Q: Have you ever eaten Jubei-yaki?
AK: I used my favorite recipe in the context of the show, so I've had it
Q: I heard the story might be continued in manga? Can you provide us any
insight to this?
AK: It’s true that Jubei-chan has started a new life as a serialized manga.
The new title is the Counter Attack of the Siberian Yak. In the manga,
Koinosuke is still alive. There has only been one issue out of it. I've
finished the first 2 episodes, and I was supposed to finish the 3rd before I
came to NY. The all important plot, it takes place 2 months after the TV show.
There is a new transfer student into Jubei-chan's class. Freeshagh(Spelling?)
Q: What other serious works might you want to do again?
AK: I think that NTHH is the most serious story I'd ever create in my life.
Another series would only be equal. I had stomach cramps and was crying rivers
every day while making NTHH so I don't know if I want to go through that
Q: What are your thoughts and feelings on the Fruits Basket storyline?
AK: When I first asked to direct Fruits Basket I read the manga. I had a hard
time comprehending it because it did not have a story. Fruits Baskets only has
an atmosphere. So I just decided to experiment and go without a story. In the
end we think we succeeded. In the beginning we weren't sure.
Q: So for the Jubei-chan manga then, does that mean the end of the TV series
never happened? Or does Koinosuke come back.
AK: When the first animated episodeof Jubei-chan went on, the character
designer was already working on the manga. So the manga is a sequel to the
anime. If I made a new animated version, I would keep Koinsouke dead.
Q: Why/How did you choose the opening quote of NTHT?
AK: The quote from the opening is something that came up when showed NTHT to
my sempai, Ryonsuke Takahashi. Out of respect for him, I used the quote he
gave to me. So it is not my own words, but a comment from my sempai
Q: When I see Shiro in Jubei-chan, I am reminded of Hayama in Kodomo no Omocha.
Did you use the same voice actor? Any other connections?
AK: You're pretty smart. Same voice actor. When he was doing Kodomo no Omocha,
he was in his second year of junior high school. Now he's 20, and no longer
Q: Which character in Fruits Basket do you like? Hate?
AK: That's a difficult question. I feel an equal amountt of love for all the
characters. I know Japanese fans fight over Yuki and Kyo. My daughter is a Kyo
fan. My daughter also loves Aya. In Fruits Basket, there is an episode when
Aya goes to a store; it was a request from my daughter.
Q: About Tsukikage Ran, have you written any other material for that wasn't
AK: There were no scripts beforehand. I wrote this by coming up with the
episode titles first. Then we wrote the scripts for the episode. I have a long
list of titles that don't have stories. I have one where "we fight over udon
Q: Since Kodomo no Omocha, which was over 100 episodes, you've only done short
work. Would you like to do something long again?

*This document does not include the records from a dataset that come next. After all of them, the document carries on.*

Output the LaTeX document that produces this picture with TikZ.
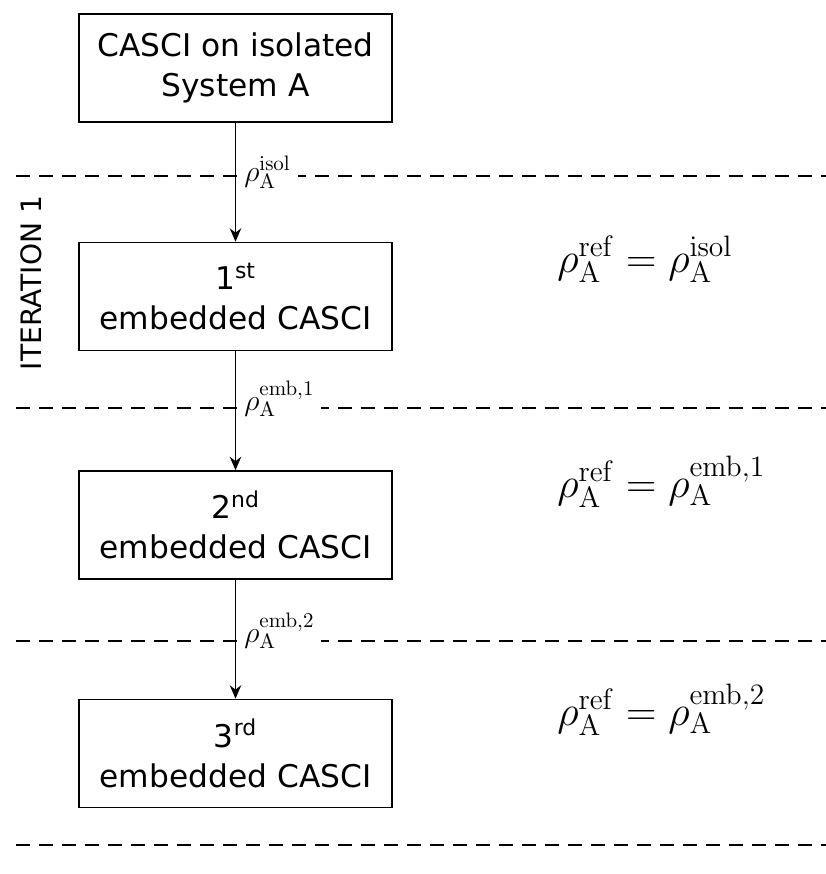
\RequirePackage{fix-cm}
\documentclass[tikz,border=0pt]{standalone}
\usepackage[no-math]{fontspec}
\setmainfont{DejaVu Sans}
\usepackage{tikz}
\usetikzlibrary{positioning,arrows.meta}

\begin{document}
\begin{tikzpicture}[node distance=2.38cm,
    casci/.style={draw, line width=0.85pt, minimum width=6.26cm, minimum height=2.16cm, align=center, font=\fontsize{17.8}{22.7}\selectfont},
    rholab/.style={fill=white, anchor=base west, inner xsep=4pt, font=\fontsize{17}{20}\selectfont},
    sepline/.style={dash pattern=on 0.28cm off 0.18cm, line width=0.85pt},
    flow/.style={-{Stealth[length=2.7mm,width=2.3mm]}, line width=0.8pt},
    eqn/.style={anchor=base west, inner sep=0pt, font=\fontsize{24}{28}\selectfont}]
    \useasboundingbox (0,0) rectangle (16.52,-17.48);
    \node[casci] (isol) at (4.71,-1.36) {CASCI on isolated\\System A};
    \node[casci, below=of isol] (emb1) {1\textsuperscript{st}\\embedded CASCI};
    \node[casci, below=of emb1] (emb2) {2\textsuperscript{nd}\\embedded CASCI};
    \node[casci, below=of emb2] (emb3) {3\textsuperscript{rd}\\embedded CASCI};
    % separators between iterations
    \foreach \y in {-3.52,-8.16,-12.82,-16.9}
        \draw[sepline] (0.32,\y) -- (16.6,\y);
    \node[rholab] (rho0) at ([xshift=0.03cm]isol.south |- 0,-3.62) {$\rho_{\mathrm{A}}^{\mathrm{isol}}$};
    \node[rholab] (rho1) at ([xshift=0.03cm]emb1.south |- 0,-8.2) {$\rho_{\mathrm{A}}^{\mathrm{emb},1}$};
    \node[rholab] (rho2) at ([xshift=0.03cm]emb2.south |- 0,-12.84) {$\rho_{\mathrm{A}}^{\mathrm{emb},2}$};
    \draw[flow] (isol) -- (emb1);
    \draw[flow] (emb1) -- (emb2);
    \draw[flow] (emb2) -- (emb3);
    \node[eqn] (eq1) at (11.14,-5.44) {$\rho_{\mathrm{A}}^{\mathrm{ref}} = \rho_{\mathrm{A}}^{\mathrm{isol}}$};
    \node[eqn] (eq2) at (11.14,-9.94) {$\rho_{\mathrm{A}}^{\mathrm{ref}} = \rho_{\mathrm{A}}^{\mathrm{emb},1}$};
    \node[eqn] (eq3) at (11.14,-14.5) {$\rho_{\mathrm{A}}^{\mathrm{ref}} = \rho_{\mathrm{A}}^{\mathrm{emb},2}$};
    \node[rotate=90, font=\fontsize{16}{19}\selectfont] (iter) at (0.62,-5.66) {ITERATION 1};
\end{tikzpicture}
\end{document}
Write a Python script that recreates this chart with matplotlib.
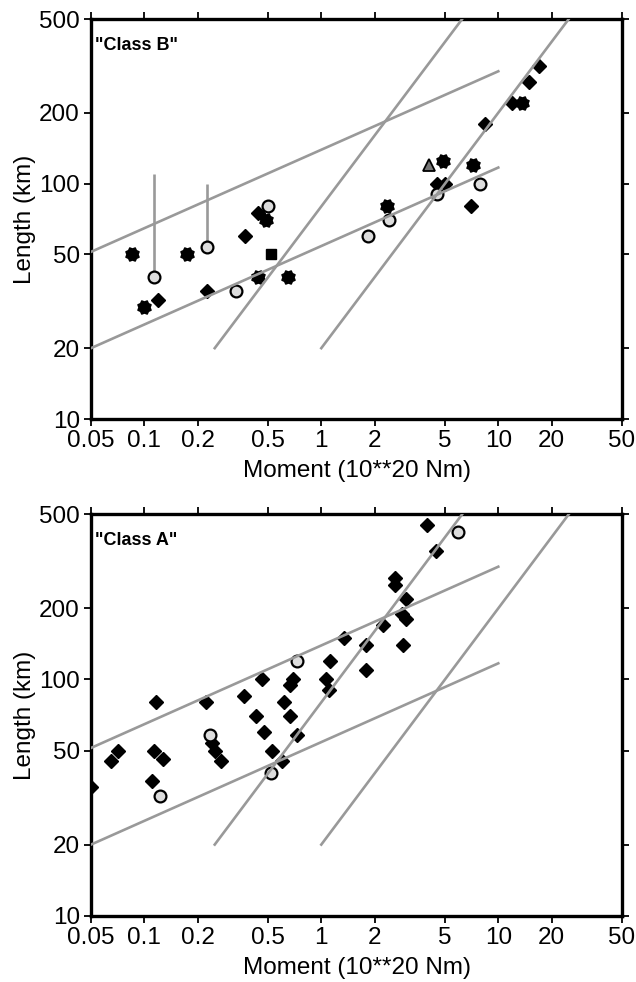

AK: This show was aired on a station where all the shows were judged on
ratings. The first year was good, but by the second year I started to grow
tired of it and wanted to stop. Since it was rating well every quarter I had
to continue. So now I only want to do shows with a predetermined length. I
even found Fruits Baskets with twenty six episodes to be quite long. However
to make an exception, I started a kids show in Japan, where each show is seven
minutes and airs five times a week and it airs. Ojaru Marou(spelling). I've
made over 400 episodes of it so far, and I'm still working on it.
Q: Will we be able to meet more Kuroumi-chan?
AK: There is a real life model for Kuroumi-chan.
Q: Will we see more Kuroumi-chan?
AK: Yes, there will be Kuroumi-chan 2.
Q: What's your most memorable or funny moment during the making of anime?
AK: I'm not sure I can come up with a specific moment, but I have a funny
experience every day. For example, in (I missed the title), after we did the
storyboard we gave it back to the manga artist. He wrote an X on it since he
didn’t like it. We thought he was wrong. So we aired it with the X on it.
Q: Where did the idea of Babbit come from? And Sana's rap?
AK: Since the manga is over, Babbit will never come up. Babbit and Sana's raps
were imposed on the show per the sponsor. Sponsor request tend to be
tyrannical in nature, though for Kodomo no Omocha it was different. We both
liked the idea.
Q: (I missed the question)
AK: Akitaroh Daichi is not my real name, but I didn't change it when I got
famous. I changed it to get famous. The kanji for it balance out much more
than my real name. In Animage magazine, my name stood out due to that and has
gotten me jobs.
Q: Did the sponsor make you put in Zenjioh into Kodomo no Omocha? What was it
like working with him?
AK: (The answer to this question makes no sense to me, and I can’t find enough
information to confirm that a Zenjiroh-like character even exists in the manga)
Zenjiroh in the manga has a different name, Sama, which is a parody of a real
life comedian. Orginally we were supposed to cast Sama, but he was too
expensive. We got Zenjiroh instead, who was reported to be a good impersonator
for Sama. So I think Zenjiroh wasn't perfectly happy with the job. Zenjiroh
started to fear the show because things in the show were happening in real
life. When we fired him on the show, we put him in a show to be watched by
middle aged women, and he got that in real life.